In truth, it is rather a rag baggy mish mash with no coherent storyline. There’s just a succession of set pieces threaded together by the “adventures” of Dame Dolly Doughnut (Peter Duncan, himself) and not all of these are successful. Indeed, at one stage it seems like panto is abandoned altogether for a section which has more in keeping with Jackanory. This is the narrated and illustrated story of Alexis which, oddly, is a political fable about a repressive regime fronted by a horrible dictator (can’t imagine who they are thinking of). Although the character resurfaces both live in the form of Arthur Duncan (Peter’s son) and as a puppet he’s not a traditional pantomime figure so the whole idea sits uneasily. 

More in keeping with expectations are encounters with Aladdin (Tazmin-May Gebbett), Captain Hook (Duncan in male guise for once) and Mr Smee (Kevin Osborne) but these are essentially separate sketches with no attempt to integrate them into any consistent plot. Beyond that there are a couple of puppet/muppet shows, an interminably unfunny version of The Twelve Days Of Christmas and Duncan  - still in full drag - revisits his have-a-go Blue Peter days by learning to paddleboard and go zip wiring around on a magic carpet.

Apparently the latter was filmed on the hottest day of the summer – which must have been fun! As in the previous pair of shows, much of what happens has been transposed to the great outdoors and I daresay that the water based sequences must have come as a great relief as Duncan throws himself into proceedings with his customary abandon. He also parades through the piece in a  dazzling array of detailed dame outfits – Natalie Beaumont’s costume design is the undoubted stand out in this show.

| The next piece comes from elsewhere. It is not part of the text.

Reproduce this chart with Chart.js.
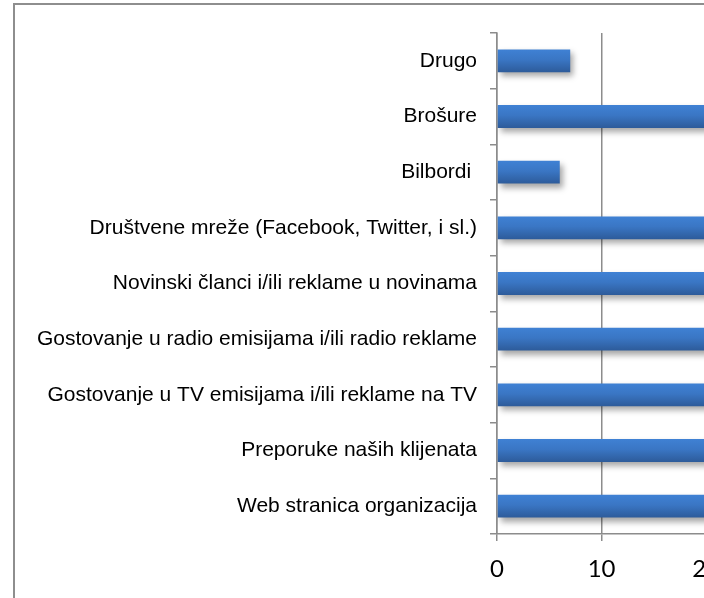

Having enjoyed both the last two years of Panto Online’s offerings this, mercifully short, third iteration seems like an ill-conceived, badly structured misfire. Perhaps Duncan as writer, star, director, songwriter and prop maker is trying to do too much. Parts of the show might well entertain the very young - and it would definitely be easy enough and probably even preferable to watch it in short bursts. But if you’re looking for a proper panto experience then head for one of the other two previous proper pantos – or venture to your local theatre for the real mccoy.